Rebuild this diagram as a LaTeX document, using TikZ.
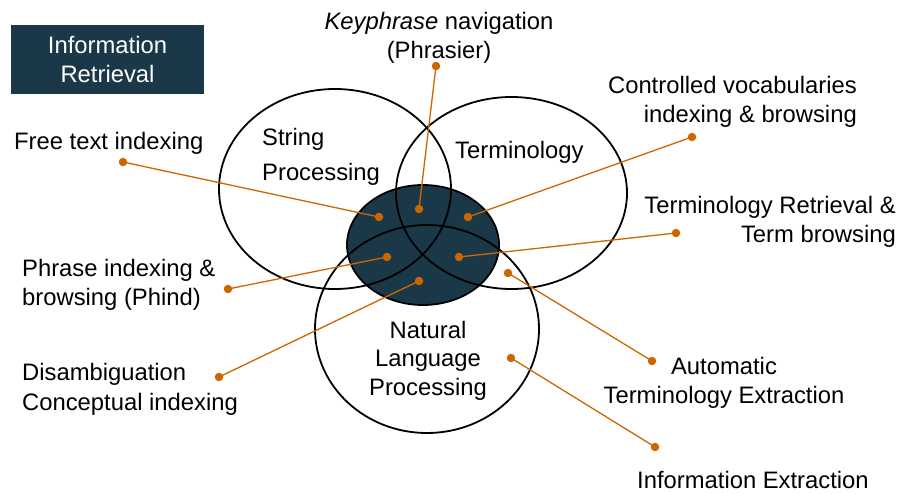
\documentclass[tikz,border=0pt]{standalone}
\usepackage{fontspec}
\setmainfont{Liberation Sans}
\definecolor{navy}{RGB}{27,56,73}
\definecolor{orng}{RGB}{204,102,0}
\begin{document}
\begin{tikzpicture}[x=1pt,y=-1pt,
  lbl/.style={inner sep=0pt, font=\fontsize{23.8}{29}\selectfont},
  dot/.style={circle, fill=orng, inner sep=0pt, minimum size=8.5pt},
  lead/.style={draw=orng, line width=1.3pt},
  ring/.style={draw=black, line width=1.8pt}]
\useasboundingbox (0,0) rectangle (903,494);

% title box
\node[fill=navy, text=white, lbl, minimum width=193pt, minimum height=69pt, align=center] (title) at (107.5,59.5) {Information\\Retrieval};

% venn
\fill[navy] (423,245) ellipse [x radius=76pt, y radius=60pt];
\draw[ring] (423,245) ellipse [x radius=76pt, y radius=60pt];
\draw[ring] (335,189) ellipse [x radius=116pt, y radius=100pt];
\draw[ring] (511.5,193) ellipse [x radius=115.5pt, y radius=96pt];
\draw[ring] (427,329) ellipse [x radius=112pt, y radius=104pt];

% circle labels
\node[lbl, font=\fontsize{23.8}{35}\selectfont, anchor=base west, align=left] (sp) at (262,181) {String\\Processing};
\node[lbl, anchor=base west] (term) at (455,159) {Terminology};
\node[lbl, anchor=base, align=center] (nlp) at (428,396) {Natural\\Language\\Processing};

% outer labels
\node[lbl, anchor=base west] (free) at (14,150) {Free text indexing};
\node[lbl, anchor=base west, align=left] (phrase) at (22,306) {Phrase indexing \&\\browsing (Phind)};
\node[lbl, anchor=base west, align=left] (disamb) at (22,410) {Disambiguation\\Conceptual indexing};
\node[lbl, anchor=base east, align=right] (ctrl) at (857,123) {Controlled vocabularies\\indexing \& browsing};
\node[lbl, anchor=base east, align=right] (tret) at (896,243) {Terminology Retrieval \&\\Term browsing};
\node[lbl, anchor=base, align=center] (ate) at (724,404) {Automatic\\Terminology Extraction};
\node[lbl, anchor=base west] (ie) at (637,489) {Information Extraction};
\node[lbl, anchor=base, align=center] (kp) at (439,59) {\textit{Keyphrase} navigation\\(Phrasier)};

% dots
\node[dot] (i1) at (379,217) {};
\node[dot] (i2) at (419,209) {};
\node[dot] (i3) at (468,217) {};
\node[dot] (i4) at (387,257) {};
\node[dot] (i5) at (459,257) {};
\node[dot] (i6) at (419,281) {};
\node[dot] (i7) at (508,273) {};
\node[dot] (i8) at (511,358) {};
\node[dot] (o1) at (123,162) {};
\node[dot] (o2) at (436,66) {};
\node[dot] (o3) at (692,137) {};
\node[dot] (o4) at (676,233) {};
\node[dot] (o5) at (228,289) {};
\node[dot] (o6) at (219,377) {};
\node[dot] (o7) at (652,361) {};
\node[dot] (o8) at (655,447) {};

% leaders
\draw[lead] (i1.center) -- (o1.center);
\draw[lead] (i2.center) -- (o2.center);
\draw[lead] (i3.center) -- (o3.center);
\draw[lead] (i5.center) -- (o4.center);
\draw[lead] (i4.center) -- (o5.center);
\draw[lead] (i6.center) -- (o6.center);
\draw[lead] (i7.center) -- (o7.center);
\draw[lead] (i8.center) -- (o8.center);
\end{tikzpicture}
\end{document}
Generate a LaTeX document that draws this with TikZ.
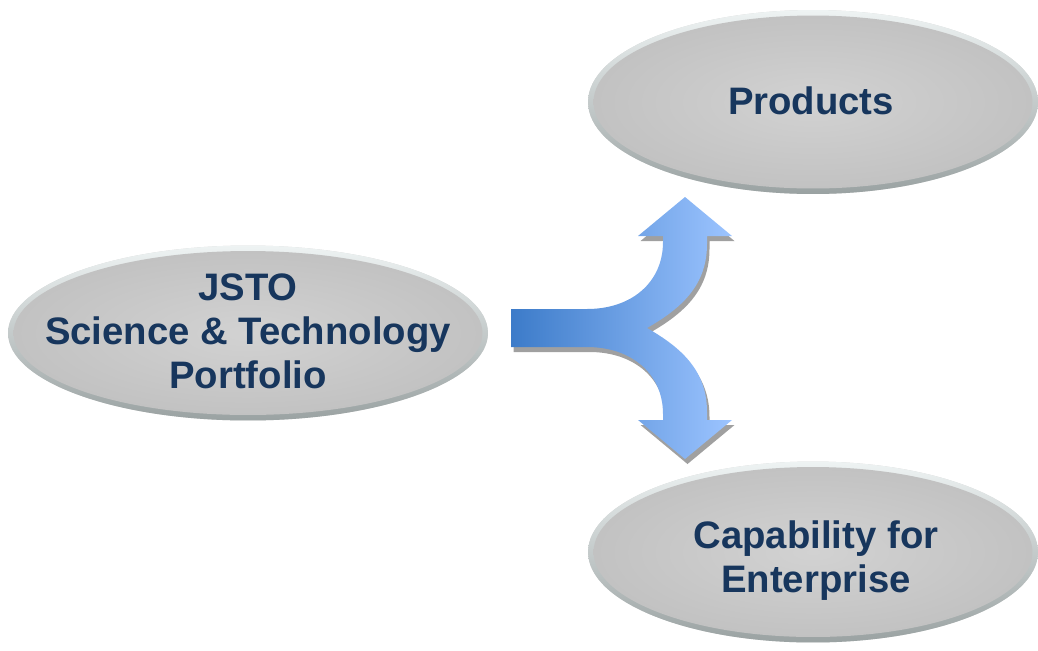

****

**Directions:** Reproduce the whole listing exactly, but not the images in it.

**Result:**
Rebuild this diagram as a LaTeX document, using TikZ.
\documentclass[tikz,border=0pt]{standalone}
\usepackage{fontspec}
\setmainfont{Liberation Sans}
\definecolor{navy}{RGB}{27,56,73}
\definecolor{orng}{RGB}{204,102,0}
\begin{document}
\begin{tikzpicture}[x=1pt,y=-1pt,
  lbl/.style={inner sep=0pt, font=\fontsize{23.8}{29}\selectfont},
  dot/.style={circle, fill=orng, inner sep=0pt, minimum size=8.5pt},
  lead/.style={draw=orng, line width=1.3pt},
  ring/.style={draw=black, line width=1.8pt}]
\useasboundingbox (0,0) rectangle (903,494);

% title box
\node[fill=navy, text=white, lbl, minimum width=193pt, minimum height=69pt, align=center] (title) at (107.5,59.5) {Information\\Retrieval};

% venn
\fill[navy] (423,245) ellipse [x radius=76pt, y radius=60pt];
\draw[ring] (423,245) ellipse [x radius=76pt, y radius=60pt];
\draw[ring] (335,189) ellipse [x radius=116pt, y radius=100pt];
\draw[ring] (511.5,193) ellipse [x radius=115.5pt, y radius=96pt];
\draw[ring] (427,329) ellipse [x radius=112pt, y radius=104pt];

% circle labels
\node[lbl, font=\fontsize{23.8}{35}\selectfont, anchor=base west, align=left] (sp) at (262,181) {String\\Processing};
\node[lbl, anchor=base west] (term) at (455,159) {Terminology};
\node[lbl, anchor=base, align=center] (nlp) at (428,396) {Natural\\Language\\Processing};

% outer labels
\node[lbl, anchor=base west] (free) at (14,150) {Free text indexing};
\node[lbl, anchor=base west, align=left] (phrase) at (22,306) {Phrase indexing \&\\browsing (Phind)};
\node[lbl, anchor=base west, align=left] (disamb) at (22,410) {Disambiguation\\Conceptual indexing};
\node[lbl, anchor=base east, align=right] (ctrl) at (857,123) {Controlled vocabularies\\indexing \& browsing};
\node[lbl, anchor=base east, align=right] (tret) at (896,243) {Terminology Retrieval \&\\Term browsing};
\node[lbl, anchor=base, align=center] (ate) at (724,404) {Automatic\\Terminology Extraction};
\node[lbl, anchor=base west] (ie) at (637,489) {Information Extraction};
\node[lbl, anchor=base, align=center] (kp) at (439,59) {\textit{Keyphrase} navigation\\(Phrasier)};

% dots
\node[dot] (i1) at (379,217) {};
\node[dot] (i2) at (419,209) {};
\node[dot] (i3) at (468,217) {};
\node[dot] (i4) at (387,257) {};
\node[dot] (i5) at (459,257) {};
\node[dot] (i6) at (419,281) {};
\node[dot] (i7) at (508,273) {};
\node[dot] (i8) at (511,358) {};
\node[dot] (o1) at (123,162) {};
\node[dot] (o2) at (436,66) {};
\node[dot] (o3) at (692,137) {};
\node[dot] (o4) at (676,233) {};
\node[dot] (o5) at (228,289) {};
\node[dot] (o6) at (219,377) {};
\node[dot] (o7) at (652,361) {};
\node[dot] (o8) at (655,447) {};

% leaders
\draw[lead] (i1.center) -- (o1.center);
\draw[lead] (i2.center) -- (o2.center);
\draw[lead] (i3.center) -- (o3.center);
\draw[lead] (i5.center) -- (o4.center);
\draw[lead] (i4.center) -- (o5.center);
\draw[lead] (i6.center) -- (o6.center);
\draw[lead] (i7.center) -- (o7.center);
\draw[lead] (i8.center) -- (o8.center);
\end{tikzpicture}
\end{document}
Generate a LaTeX document that draws this with TikZ.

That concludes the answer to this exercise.